#### Challenge
Omit all images. Transcribe the rest of the material below exactly.

#### Information supplied
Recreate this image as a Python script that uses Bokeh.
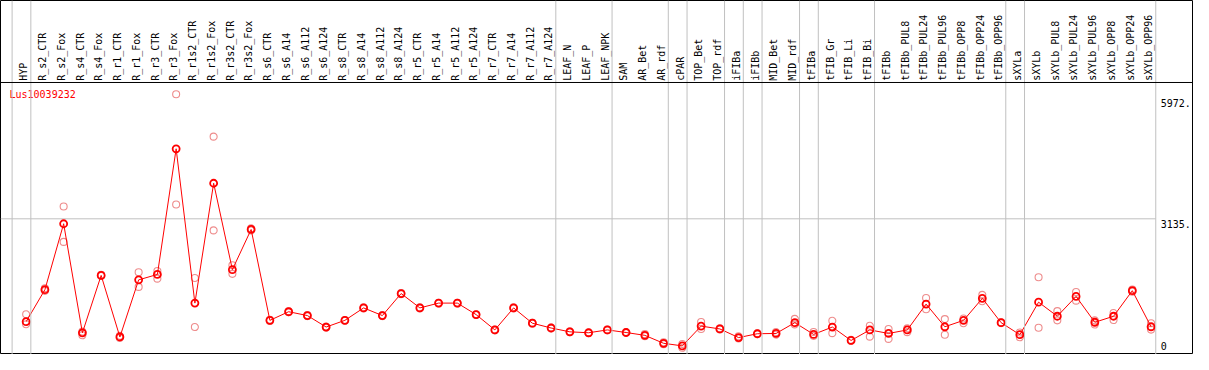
import math
from bokeh.plotting import figure
from bokeh.models import Range1d, Span, ColumnDataSource
from bokeh.core.properties import value
from bokeh.embed import file_html
from bokeh.resources import INLINE

gene = "Lus10039232"

samples = [
    "HYP", "R_s2_CTR", "R_s2_Fox", "R_s4_CTR", "R_s4_Fox", "R_r1_CTR", "R_r1_Fox",
    "R_r3_CTR", "R_r3_Fox", "R_r1s2_CTR", "R_r1s2_Fox", "R_r3s2_CTR", "R_r3s2_Fox",
    "R_s6_CTR", "R_s6_A14", "R_s6_A112", "R_s6_A124", "R_s8_CTR", "R_s8_A14",
    "R_s8_A112", "R_s8_A124", "R_r5_CTR", "R_r5_A14", "R_r5_A112", "R_r5_A124",
    "R_r7_CTR", "R_r7_A14", "R_r7_A112", "R_r7_A124", "LEAF_N", "LEAF_P", "LEAF_NPK",
    "SAM", "AR_Bet", "AR_rdf", "cPAR", "TOP_Bet", "TOP_rdf", "iFIBa", "iFIBb",
    "MID_Bet", "MID_rdf", "tFIBa", "tFIB_Gr", "tFIB_Li", "tFIB_Bi", "tFIBb",
    "tFIBb_PUL8", "tFIBb_PUL24", "tFIBb_PUL96", "tFIBb_OPP8", "tFIBb_OPP24",
    "tFIBb_OPP96", "sXYLa", "sXYLb", "sXYLb_PUL8", "sXYLb_PUL24", "sXYLb_PUL96",
    "sXYLb_OPP8", "sXYLb_OPP24", "sXYLb_OPP96",
]

means = [
    714, 1466, 3019, 452, 1803, 354, 1698, 1826, 4783, 1151, 3972, 1939, 2884,
    745, 948, 858, 588, 745, 1038, 858, 1376, 1038, 1151, 1151, 880, 520, 1038,
    678, 565, 475, 453, 520, 459, 392, 205, 144, 610, 543, 340, 430, 437, 691,
    414, 588, 272, 520, 437, 520, 1128, 594, 745, 1263, 691, 407, 1173, 842,
    1308, 700, 842, 1443, 594,
]

rep1 = [
    887, 1500, 3425, 480, 1820, 380, 1878, 1908, 6066, 1743, 5069, 2042, 2910,
    760, 960, 870, 600, 755, 1050, 870, 1390, 1050, 1160, 1160, 890, 530, 1050,
    690, 575, 485, 460, 530, 470, 420, 230, 190, 707, 560, 370, 440, 470, 781,
    470, 736, 285, 617, 543, 557, 1270, 775, 790, 1345, 700, 459, 1759, 962,
    1412, 745, 917, 1470, 678,
]

rep2 = [
    655, 1440, 2592, 394, 1790, 330, 1533, 1727, 3470, 588, 2862, 1840, 2860,
    730, 935, 845, 575, 735, 1025, 845, 1360, 1025, 1140, 1140, 870, 510, 1025,
    665, 555, 465, 445, 510, 450, 370, 185, 100, 543, 530, 320, 420, 410, 650,
    380, 444, 260, 362, 309, 467, 1007, 407, 678, 1195, 680, 347, 572, 745,
    1209, 646, 752, 1420, 527,
]

# y-axis tick values shown on the right
tick_values = [0, 3135, 5972]
tick_labels = ["0", "3135.", "5972."]

# last sample index of each group (a gray separator follows each)
group_ends = [-1, 0, 28, 31, 34, 35, 37, 38, 39, 41, 42, 45, 52, 53, 60]

# ---- layout (reference geometry: 19px per sample, zero at y=367.4px) ----
W, H = 1193, 354
REF_W, REF_H = 1209, 370
X0_PX, STEP_PX = 26.0, 19.0
Y0_PX, PX_PER_UNIT = 367.4, 0.04441

def v_at(px):
    return (Y0_PX - px) / PX_PER_UNIT

x_range = Range1d(-X0_PX / STEP_PX, (REF_W - X0_PX) / STEP_PX)
y_range = Range1d(v_at(REF_H), v_at(0))

p = figure(width=W, height=H, x_range=x_range, y_range=y_range,
           x_axis_type=None, y_axis_type=None, toolbar_location=None,
           output_backend="svg", min_border=0)
p.xgrid.visible = False
p.ygrid.visible = False
p.outline_line_color = "black"
p.outline_line_width = 1
p.background_fill_color = "white"
p.border_fill_color = "white"

FONT = value("DejaVu Sans Mono")
GRAY = "#c0c0c0"
RED = "#ff0000"
PINK = "#ee8c8c"

n = len(samples)
idx = list(range(n))

# group separators
for g in group_ends:
    p.add_layout(Span(location=g + 0.25, dimension="height",
                      line_color=GRAY, line_width=1))

# horizontal gridline at middle tick
p.segment(x0=[x_range.start], x1=[group_ends[-1] + 0.25],
          y0=[tick_values[1]], y1=[tick_values[1]],
          line_color=GRAY, line_width=1)

# header separator
header_v = v_at(85.7)
p.add_layout(Span(location=header_v, dimension="width",
                  line_color="black", line_width=1))

# sample labels (vertical)
lab_src = ColumnDataSource(dict(x=[i - 0.12 for i in idx],
                                y=[v_at(84.0)] * n, text=samples))
p.text(x="x", y="y", text="text", source=lab_src, angle=math.pi / 2,
       text_align="left", text_baseline="middle", text_font=FONT,
       text_font_size="10px", text_color="black")

# y tick labels
xt = group_ends[-1] + 0.25
p.text(x=[xt], y=[tick_values[0]], text=[tick_labels[0]], x_offset=5, y_offset=-2,
       text_align="left", text_baseline="bottom", text_font=FONT,
       text_font_size="10px", text_color="black")
p.text(x=[xt, xt], y=tick_values[1:], text=tick_labels[1:], x_offset=5, y_offset=1,
       text_align="left", text_baseline="top", text_font=FONT,
       text_font_size="10px", text_color="black")

# gene title
p.text(x=[x_range.start], y=[v_at(92.0)], text=[gene], x_offset=9,
       text_align="left", text_baseline="top", text_font=FONT,
       text_font_size="10px", text_color=RED)

# replicates
p.scatter(x=idx, y=rep1, marker="circle", size=7, fill_color=None,
          line_color=PINK, line_width=1.1)
p.scatter(x=idx, y=rep2, marker="circle", size=7, fill_color=None,
          line_color=PINK, line_width=1.1)

# mean profile
p.line(x=idx, y=means, line_color=RED, line_width=1)
p.scatter(x=idx, y=means, marker="circle", size=7, fill_color=None,
          line_color=RED, line_width=1.8)

open("out.html", "w").write(file_html(p, INLINE))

#### Solution for this task
Recreate this image as a Python script that uses Bokeh.
import math
from bokeh.plotting import figure
from bokeh.models import Range1d, Span, ColumnDataSource
from bokeh.core.properties import value
from bokeh.embed import file_html
from bokeh.resources import INLINE

gene = "Lus10039232"

samples = [
    "HYP", "R_s2_CTR", "R_s2_Fox", "R_s4_CTR", "R_s4_Fox", "R_r1_CTR", "R_r1_Fox",
    "R_r3_CTR", "R_r3_Fox", "R_r1s2_CTR", "R_r1s2_Fox", "R_r3s2_CTR", "R_r3s2_Fox",
    "R_s6_CTR", "R_s6_A14", "R_s6_A112", "R_s6_A124", "R_s8_CTR", "R_s8_A14",
    "R_s8_A112", "R_s8_A124", "R_r5_CTR", "R_r5_A14", "R_r5_A112", "R_r5_A124",
    "R_r7_CTR", "R_r7_A14", "R_r7_A112", "R_r7_A124", "LEAF_N", "LEAF_P", "LEAF_NPK",
    "SAM", "AR_Bet", "AR_rdf", "cPAR", "TOP_Bet", "TOP_rdf", "iFIBa", "iFIBb",
    "MID_Bet", "MID_rdf", "tFIBa", "tFIB_Gr", "tFIB_Li", "tFIB_Bi", "tFIBb",
    "tFIBb_PUL8", "tFIBb_PUL24", "tFIBb_PUL96", "tFIBb_OPP8", "tFIBb_OPP24",
    "tFIBb_OPP96", "sXYLa", "sXYLb", "sXYLb_PUL8", "sXYLb_PUL24", "sXYLb_PUL96",
    "sXYLb_OPP8", "sXYLb_OPP24", "sXYLb_OPP96",
]

means = [
    714, 1466, 3019, 452, 1803, 354, 1698, 1826, 4783, 1151, 3972, 1939, 2884,
    745, 948, 858, 588, 745, 1038, 858, 1376, 1038, 1151, 1151, 880, 520, 1038,
    678, 565, 475, 453, 520, 459, 392, 205, 144, 610, 543, 340, 430, 437, 691,
    414, 588, 272, 520, 437, 520, 1128, 594, 745, 1263, 691, 407, 1173, 842,
    1308, 700, 842, 1443, 594,
]

rep1 = [
    887, 1500, 3425, 480, 1820, 380, 1878, 1908, 6066, 1743, 5069, 2042, 2910,
    760, 960, 870, 600, 755, 1050, 870, 1390, 1050, 1160, 1160, 890, 530, 1050,
    690, 575, 485, 460, 530, 470, 420, 230, 190, 707, 560, 370, 440, 470, 781,
    470, 736, 285, 617, 543, 557, 1270, 775, 790, 1345, 700, 459, 1759, 962,
    1412, 745, 917, 1470, 678,
]

rep2 = [
    655, 1440, 2592, 394, 1790, 330, 1533, 1727, 3470, 588, 2862, 1840, 2860,
    730, 935, 845, 575, 735, 1025, 845, 1360, 1025, 1140, 1140, 870, 510, 1025,
    665, 555, 465, 445, 510, 450, 370, 185, 100, 543, 530, 320, 420, 410, 650,
    380, 444, 260, 362, 309, 467, 1007, 407, 678, 1195, 680, 347, 572, 745,
    1209, 646, 752, 1420, 527,
]

# y-axis tick values shown on the right
tick_values = [0, 3135, 5972]
tick_labels = ["0", "3135.", "5972."]

# last sample index of each group (a gray separator follows each)
group_ends = [-1, 0, 28, 31, 34, 35, 37, 38, 39, 41, 42, 45, 52, 53, 60]

# ---- layout (reference geometry: 19px per sample, zero at y=367.4px) ----
W, H = 1193, 354
REF_W, REF_H = 1209, 370
X0_PX, STEP_PX = 26.0, 19.0
Y0_PX, PX_PER_UNIT = 367.4, 0.04441

def v_at(px):
    return (Y0_PX - px) / PX_PER_UNIT

x_range = Range1d(-X0_PX / STEP_PX, (REF_W - X0_PX) / STEP_PX)
y_range = Range1d(v_at(REF_H), v_at(0))

p = figure(width=W, height=H, x_range=x_range, y_range=y_range,
           x_axis_type=None, y_axis_type=None, toolbar_location=None,
           output_backend="svg", min_border=0)
p.xgrid.visible = False
p.ygrid.visible = False
p.outline_line_color = "black"
p.outline_line_width = 1
p.background_fill_color = "white"
p.border_fill_color = "white"

FONT = value("DejaVu Sans Mono")
GRAY = "#c0c0c0"
RED = "#ff0000"
PINK = "#ee8c8c"

n = len(samples)
idx = list(range(n))

# group separators
for g in group_ends:
    p.add_layout(Span(location=g + 0.25, dimension="height",
                      line_color=GRAY, line_width=1))

# horizontal gridline at middle tick
p.segment(x0=[x_range.start], x1=[group_ends[-1] + 0.25],
          y0=[tick_values[1]], y1=[tick_values[1]],
          line_color=GRAY, line_width=1)

# header separator
header_v = v_at(85.7)
p.add_layout(Span(location=header_v, dimension="width",
                  line_color="black", line_width=1))

# sample labels (vertical)
lab_src = ColumnDataSource(dict(x=[i - 0.12 for i in idx],
                                y=[v_at(84.0)] * n, text=samples))
p.text(x="x", y="y", text="text", source=lab_src, angle=math.pi / 2,
       text_align="left", text_baseline="middle", text_font=FONT,
       text_font_size="10px", text_color="black")

# y tick labels
xt = group_ends[-1] + 0.25
p.text(x=[xt], y=[tick_values[0]], text=[tick_labels[0]], x_offset=5, y_offset=-2,
       text_align="left", text_baseline="bottom", text_font=FONT,
       text_font_size="10px", text_color="black")
p.text(x=[xt, xt], y=tick_values[1:], text=tick_labels[1:], x_offset=5, y_offset=1,
       text_align="left", text_baseline="top", text_font=FONT,
       text_font_size="10px", text_color="black")

# gene title
p.text(x=[x_range.start], y=[v_at(92.0)], text=[gene], x_offset=9,
       text_align="left", text_baseline="top", text_font=FONT,
       text_font_size="10px", text_color=RED)

# replicates
p.scatter(x=idx, y=rep1, marker="circle", size=7, fill_color=None,
          line_color=PINK, line_width=1.1)
p.scatter(x=idx, y=rep2, marker="circle", size=7, fill_color=None,
          line_color=PINK, line_width=1.1)

# mean profile
p.line(x=idx, y=means, line_color=RED, line_width=1)
p.scatter(x=idx, y=means, marker="circle", size=7, fill_color=None,
          line_color=RED, line_width=1.8)

open("out.html", "w").write(file_html(p, INLINE))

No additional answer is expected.